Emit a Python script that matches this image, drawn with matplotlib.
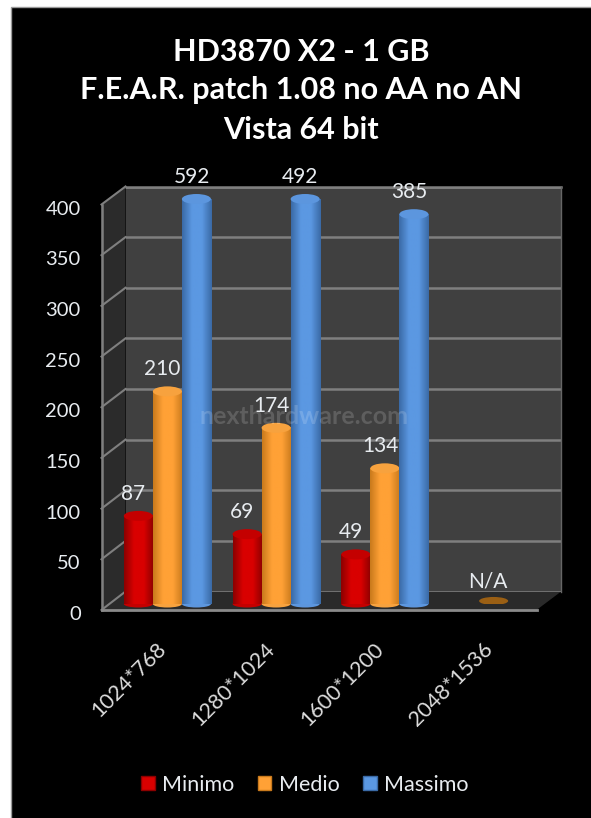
"""
HD3870 X2 F.E.A.R. chart, fake 3D cylinders like the Excel original
"""

import matplotlib
matplotlib.use('Agg')
import matplotlib.pyplot as plt
import numpy as np
from matplotlib.colors import LinearSegmentedColormap
from matplotlib.lines import Line2D
from matplotlib.patches import Ellipse, Patch, Polygon, Rectangle
from matplotlib.transforms import ScaledTranslation

plt.rcParams['font.family'] = ['Lato', 'DejaVu Sans']

W, H = 591, 818

TITLE = ["HD3870 X2 - 1 GB", "F.E.A.R. patch 1.08 no AA no AN", "Vista 64 bit"]
CATEGORIES = ["1024*768", "1280*1024", "1600*1200", "2048*1536"]
MINIMO = [87, 69, 49, np.nan]
MEDIO = [210, 174, 134, np.nan]
MASSIMO = [592, 492, 385, np.nan]
YTICKS = [0, 50, 100, 150, 200, 250, 300, 350, 400]
YMAX = 400

SERIES = [
    ("Minimo", MINIMO, '#8c0000', '#d90000', '#c40000', -1),
    ("Medio", MEDIO, '#c97a1c', '#ffa136', '#f7a23e', 0),
    ("Massimo", MASSIMO, '#3a6aa6', '#5b98e2', '#5c96de', 1),
]
BAR_W = 0.267
TEXT_COL = '#e8ecf0'


def px_box(x0, y_top, x1, y_bottom):
    """Axes rectangle from picture pixels"""
    return [x0 / W, 1 - y_bottom / H, (x1 - x0) / W, (y_bottom - y_top) / H]


def px(x, y):
    return x / W, 1 - y / H


fig = plt.figure(figsize=(W / 100, H / 100), dpi=100, facecolor='white')

# black panel, open on the right and bottom
fig.add_artist(Rectangle((11 / W, -0.1), 1, 1.1 - 7 / H, transform=fig.transFigure, zorder=0,
                         facecolor='black', edgecolor='#9a9a9a', linewidth=1))

# back wall
back = fig.add_axes(px_box(125.5, 186.5, 560.5, 591.5), facecolor='#404040', zorder=1)
back.set_xlim(0, 1)
back.set_ylim(0, YMAX)
back.set_xticks([])
back.set_yticks(YTICKS)
back.tick_params(left=False, labelleft=False)
back.grid(axis='y', color='#7f7f7f', linewidth=1.8)
back.set_axisbelow(True)
for name, sp in back.spines.items():
    sp.set_visible(False)
back.plot([0, 1], [YMAX, YMAX], color='#7f7f7f', linewidth=1.8, clip_on=False)
back.plot([1, 1], [0, YMAX], color='#666666', linewidth=1, clip_on=False)

# side wall and floor
fig.add_artist(Polygon([px(101.5, 204.5), px(125.5, 186.5), px(125.5, 591.5), px(101.5, 610)],
                       transform=fig.transFigure, facecolor='#2b2b2b', edgecolor='none', zorder=2))
fig.add_artist(Polygon([px(101.5, 610), px(125.5, 592), px(560.5, 592), px(536.5, 610)],
                       transform=fig.transFigure, facecolor='#2a2a2a', edgecolor='none', zorder=2))
for v in YTICKS:
    y_front = 610 - v * 405.5 / YMAX
    y_back = 591.5 - v * 405 / YMAX
    fig.add_artist(Line2D(*zip(px(101.5, y_front), px(125.5, y_back)), zorder=2.5,
                          transform=fig.transFigure, color='#7f7f7f', linewidth=1.5))
fig.add_artist(Line2D(*zip(px(101.5, 204.5), px(101.5, 610)), zorder=2.5,
                      transform=fig.transFigure, color='#7f7f7f', linewidth=1.8))
fig.add_artist(Line2D(*zip(px(101.5, 610), px(536.5, 610)), zorder=2.5,
                      transform=fig.transFigure, color='#8a8a8a', linewidth=2))

# front plane, holds the axis labels
front = fig.add_axes(px_box(101.5, 205, 536.5, 610), facecolor='none', zorder=3)
front.set_xlim(-0.5, 3.5)
front.set_ylim(0, YMAX)
front.set_yticks(YTICKS)
front.set_yticklabels([str(v) for v in YTICKS], color=TEXT_COL, fontsize=14.5)
front.set_xticks(range(len(CATEGORIES)))
front.set_xticklabels(CATEGORIES, rotation=45, ha='right', rotation_mode='anchor',
                      color='#dcdcdc', fontsize=15.5)
front.tick_params(axis='y', length=0, pad=15)
front.tick_params(axis='x', length=0, pad=21)
label_shift = ScaledTranslation(0, -2 / 72, fig.dpi_scale_trans)
for lab in front.get_yticklabels():
    lab.set_transform(lab.get_transform() + label_shift)
for sp in front.spines.values():
    sp.set_visible(False)

# plane of the bars
ax = fig.add_axes(px_box(113, 199, 548, 604), facecolor='none', zorder=4)
ax.axis('off')
cap_h = 10 * YMAX / 405

for name, values, edge, mid, cap, offset in SERIES:
    cmap = LinearSegmentedColormap.from_list(name, [edge, mid, mid, edge])
    grad = np.linspace(0, 1, 64).reshape(1, -1)
    for i, val in enumerate(values):
        if np.isnan(val):
            continue
        top = min(val, YMAX)
        x0 = i + offset * 0.267 - BAR_W / 2
        x1 = x0 + BAR_W
        z = 3 + offset
        ax.add_patch(Ellipse((i + offset * 0.267, 0), BAR_W, cap_h * 0.7, facecolor=cap,
                             edgecolor='none', zorder=z, clip_on=False))
        ax.imshow(grad, extent=(x0, x1, 0, top), cmap=cmap, aspect='auto', zorder=z,
                  interpolation='bilinear')
        ax.add_patch(Ellipse((i + offset * 0.267, top), BAR_W, cap_h, facecolor=cap,
                             edgecolor='none', zorder=z, clip_on=False))
        ax.annotate(str(val), (i + offset * 0.267, top), xytext=(-3.5, 16),
                    textcoords='offset points', ha='center', va='center',
                    color=TEXT_COL, fontsize=15, zorder=8)

# no result for the last resolution: only a flat disc
ax.add_patch(Ellipse((3, 3), BAR_W, cap_h * 0.8, facecolor='#9a5f14', edgecolor='none', zorder=4))
ax.annotate("N/A", (3, 3), xytext=(-4.5, 14), textcoords='offset points', ha='center',
            va='center', color=TEXT_COL, fontsize=15, zorder=8)
ax.set_xlim(-0.5, 3.5)
ax.set_ylim(0, YMAX)

# title
for line, y in zip(TITLE, [52, 90, 130]):
    fig.text(*px(301, y), line, color='white', fontsize=22, fontweight='bold',
             ha='center', va='center')

# watermark
fig.text(*px(304, 416), "nexthardware.com", color='white', alpha=0.16, fontsize=18,
         fontweight='bold', ha='center', va='center', zorder=10)

# legend
handles = [Patch(facecolor=s[3], edgecolor=s[2], label=s[0]) for s in SERIES]
fig.legend(handles=handles, loc='center', bbox_to_anchor=px(305, 785), ncol=3, frameon=False,
           labelcolor=TEXT_COL, fontsize=15.5, handlelength=0.62, handleheight=0.62,
           handletextpad=0.35, columnspacing=1.1)

fig.savefig('out.png', dpi=100, facecolor=fig.get_facecolor())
________________
**Objective**:
Repeat the full listing above exactly, with no pictures in the copy.

**Result for this exercise**:
Emit a Python script that matches this image, drawn with matplotlib.
"""
HD3870 X2 F.E.A.R. chart, fake 3D cylinders like the Excel original
"""

import matplotlib
matplotlib.use('Agg')
import matplotlib.pyplot as plt
import numpy as np
from matplotlib.colors import LinearSegmentedColormap
from matplotlib.lines import Line2D
from matplotlib.patches import Ellipse, Patch, Polygon, Rectangle
from matplotlib.transforms import ScaledTranslation

plt.rcParams['font.family'] = ['Lato', 'DejaVu Sans']

W, H = 591, 818

TITLE = ["HD3870 X2 - 1 GB", "F.E.A.R. patch 1.08 no AA no AN", "Vista 64 bit"]
CATEGORIES = ["1024*768", "1280*1024", "1600*1200", "2048*1536"]
MINIMO = [87, 69, 49, np.nan]
MEDIO = [210, 174, 134, np.nan]
MASSIMO = [592, 492, 385, np.nan]
YTICKS = [0, 50, 100, 150, 200, 250, 300, 350, 400]
YMAX = 400

SERIES = [
    ("Minimo", MINIMO, '#8c0000', '#d90000', '#c40000', -1),
    ("Medio", MEDIO, '#c97a1c', '#ffa136', '#f7a23e', 0),
    ("Massimo", MASSIMO, '#3a6aa6', '#5b98e2', '#5c96de', 1),
]
BAR_W = 0.267
TEXT_COL = '#e8ecf0'


def px_box(x0, y_top, x1, y_bottom):
    """Axes rectangle from picture pixels"""
    return [x0 / W, 1 - y_bottom / H, (x1 - x0) / W, (y_bottom - y_top) / H]


def px(x, y):
    return x / W, 1 - y / H


fig = plt.figure(figsize=(W / 100, H / 100), dpi=100, facecolor='white')

# black panel, open on the right and bottom
fig.add_artist(Rectangle((11 / W, -0.1), 1, 1.1 - 7 / H, transform=fig.transFigure, zorder=0,
                         facecolor='black', edgecolor='#9a9a9a', linewidth=1))

# back wall
back = fig.add_axes(px_box(125.5, 186.5, 560.5, 591.5), facecolor='#404040', zorder=1)
back.set_xlim(0, 1)
back.set_ylim(0, YMAX)
back.set_xticks([])
back.set_yticks(YTICKS)
back.tick_params(left=False, labelleft=False)
back.grid(axis='y', color='#7f7f7f', linewidth=1.8)
back.set_axisbelow(True)
for name, sp in back.spines.items():
    sp.set_visible(False)
back.plot([0, 1], [YMAX, YMAX], color='#7f7f7f', linewidth=1.8, clip_on=False)
back.plot([1, 1], [0, YMAX], color='#666666', linewidth=1, clip_on=False)

# side wall and floor
fig.add_artist(Polygon([px(101.5, 204.5), px(125.5, 186.5), px(125.5, 591.5), px(101.5, 610)],
                       transform=fig.transFigure, facecolor='#2b2b2b', edgecolor='none', zorder=2))
fig.add_artist(Polygon([px(101.5, 610), px(125.5, 592), px(560.5, 592), px(536.5, 610)],
                       transform=fig.transFigure, facecolor='#2a2a2a', edgecolor='none', zorder=2))
for v in YTICKS:
    y_front = 610 - v * 405.5 / YMAX
    y_back = 591.5 - v * 405 / YMAX
    fig.add_artist(Line2D(*zip(px(101.5, y_front), px(125.5, y_back)), zorder=2.5,
                          transform=fig.transFigure, color='#7f7f7f', linewidth=1.5))
fig.add_artist(Line2D(*zip(px(101.5, 204.5), px(101.5, 610)), zorder=2.5,
                      transform=fig.transFigure, color='#7f7f7f', linewidth=1.8))
fig.add_artist(Line2D(*zip(px(101.5, 610), px(536.5, 610)), zorder=2.5,
                      transform=fig.transFigure, color='#8a8a8a', linewidth=2))

# front plane, holds the axis labels
front = fig.add_axes(px_box(101.5, 205, 536.5, 610), facecolor='none', zorder=3)
front.set_xlim(-0.5, 3.5)
front.set_ylim(0, YMAX)
front.set_yticks(YTICKS)
front.set_yticklabels([str(v) for v in YTICKS], color=TEXT_COL, fontsize=14.5)
front.set_xticks(range(len(CATEGORIES)))
front.set_xticklabels(CATEGORIES, rotation=45, ha='right', rotation_mode='anchor',
                      color='#dcdcdc', fontsize=15.5)
front.tick_params(axis='y', length=0, pad=15)
front.tick_params(axis='x', length=0, pad=21)
label_shift = ScaledTranslation(0, -2 / 72, fig.dpi_scale_trans)
for lab in front.get_yticklabels():
    lab.set_transform(lab.get_transform() + label_shift)
for sp in front.spines.values():
    sp.set_visible(False)

# plane of the bars
ax = fig.add_axes(px_box(113, 199, 548, 604), facecolor='none', zorder=4)
ax.axis('off')
cap_h = 10 * YMAX / 405

for name, values, edge, mid, cap, offset in SERIES:
    cmap = LinearSegmentedColormap.from_list(name, [edge, mid, mid, edge])
    grad = np.linspace(0, 1, 64).reshape(1, -1)
    for i, val in enumerate(values):
        if np.isnan(val):
            continue
        top = min(val, YMAX)
        x0 = i + offset * 0.267 - BAR_W / 2
        x1 = x0 + BAR_W
        z = 3 + offset
        ax.add_patch(Ellipse((i + offset * 0.267, 0), BAR_W, cap_h * 0.7, facecolor=cap,
                             edgecolor='none', zorder=z, clip_on=False))
        ax.imshow(grad, extent=(x0, x1, 0, top), cmap=cmap, aspect='auto', zorder=z,
                  interpolation='bilinear')
        ax.add_patch(Ellipse((i + offset * 0.267, top), BAR_W, cap_h, facecolor=cap,
                             edgecolor='none', zorder=z, clip_on=False))
        ax.annotate(str(val), (i + offset * 0.267, top), xytext=(-3.5, 16),
                    textcoords='offset points', ha='center', va='center',
                    color=TEXT_COL, fontsize=15, zorder=8)

# no result for the last resolution: only a flat disc
ax.add_patch(Ellipse((3, 3), BAR_W, cap_h * 0.8, facecolor='#9a5f14', edgecolor='none', zorder=4))
ax.annotate("N/A", (3, 3), xytext=(-4.5, 14), textcoords='offset points', ha='center',
            va='center', color=TEXT_COL, fontsize=15, zorder=8)
ax.set_xlim(-0.5, 3.5)
ax.set_ylim(0, YMAX)

# title
for line, y in zip(TITLE, [52, 90, 130]):
    fig.text(*px(301, y), line, color='white', fontsize=22, fontweight='bold',
             ha='center', va='center')

# watermark
fig.text(*px(304, 416), "nexthardware.com", color='white', alpha=0.16, fontsize=18,
         fontweight='bold', ha='center', va='center', zorder=10)

# legend
handles = [Patch(facecolor=s[3], edgecolor=s[2], label=s[0]) for s in SERIES]
fig.legend(handles=handles, loc='center', bbox_to_anchor=px(305, 785), ncol=3, frameon=False,
           labelcolor=TEXT_COL, fontsize=15.5, handlelength=0.62, handleheight=0.62,
           handletextpad=0.35, columnspacing=1.1)

fig.savefig('out.png', dpi=100, facecolor=fig.get_facecolor())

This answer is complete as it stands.